An Opera Australia publicist said Teddy Tahu Rhodes brought tears to her eyes during a Billy Budd dress rehearsal. Photo / Branco Gaica

Opera pin-up boy Teddy Tahu Rhodes seems genuinely impressed by his latest conquest. Opera Australia publicist Emma Williams has admitted to him that towards the end of the final dress rehearsal of Benjamin Britten's Billy Budd in Sydney this week, she had tears in her eyes.

For the Christchurch-born baritone, playing the lead role as the doomed sailor Budd, it's a pleasant reminder of the power of opera done well to draw people into the drama.

He admits afterwards that at the spot in the opera which usually triggers the tears, the build-up to Budd's hanging, his mind that night was on other things. He was worrying whether he was in the right position on stage. Regardless, the music and drama was doing its work. "You are not always aware of the profound affect it can have on people."

There'll possibly also be a tear or two shed by some of his fans over his plan to marry up-and-coming New York mezzosoprano Isabel Leonard, 26, in December and set up home in New York.

Rhodes, 42, who has lived out of a suitcase for the past 10 years, says the idea of a permanent home is exciting. If he hasn't had time to build a house in the decade since he escaped Christchurch and a seven-year previous-life as an accountant, it is because he's been concentrating on building an impressive international career _ one built not just on a great voice, but also on his facility with modern works and his "look".

In Melbourne he was plastered topless over the side of city buses to promote his leading role in Andre Previn's operatic version of A Streetcar Named Desire. On YouTube, he is shirtless, in clips from his San Francisco debut as condemned prisoner in Jake Heggie's Dead Man Walking.

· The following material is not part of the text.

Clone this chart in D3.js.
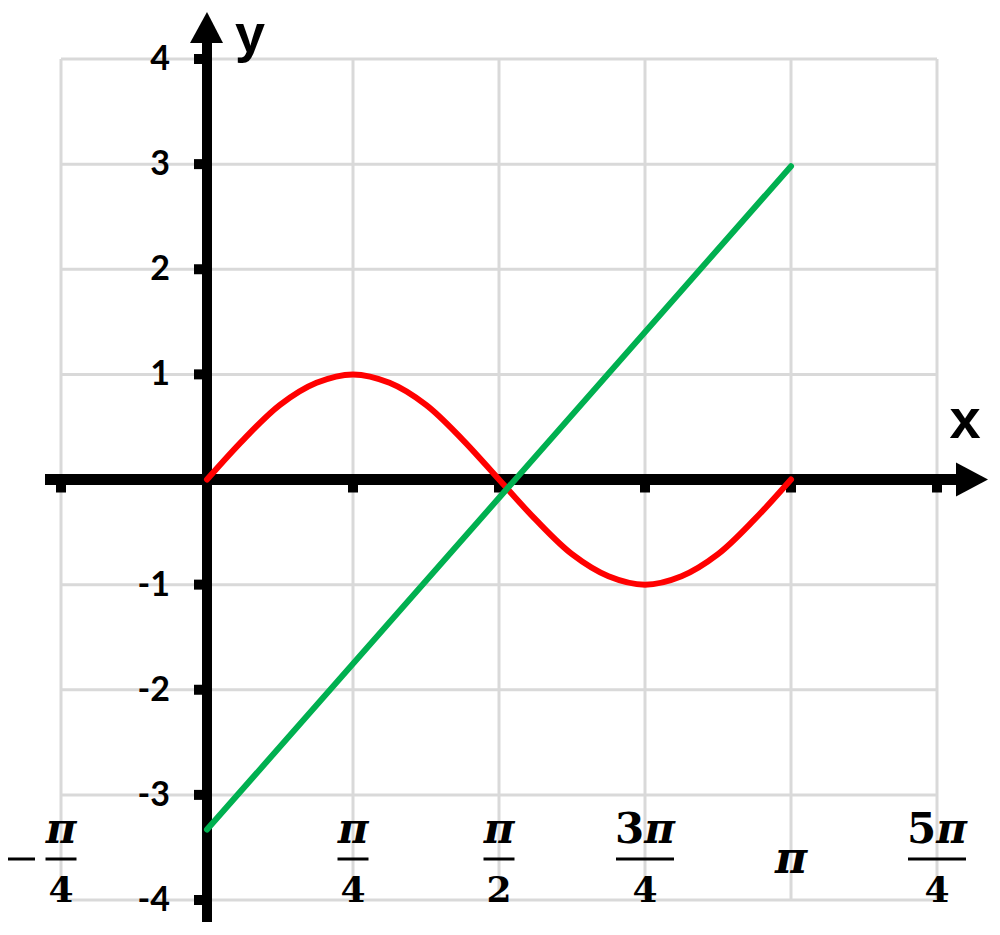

But as the reviews from his New York Metropolitan Opera debut this year emphasise, he also has a great voice. "I was covered from head to toe," he laughs. "At the Met the only thing you saw of me was my little face. It's nice to be recognised in that way."

He was playing Ned Keene in Britten's Peter Grimes, a performance broadcast worldwide in Metropolitan Opera simulcasts. Rhodes' growing reputation as an interpreter of modern works "just happened".

"I did one, Dead Man Walking, it was a success, and from that everyone thought I could do modern music.

"It's not just opera, I have done premieres of concert works of a lot of stuff first time out. I love doing it."

He says it's hard work and you can't take "the cheat's way" and listen to a recording to help learn it. "Then again, you get to work with the composer and get the real insight."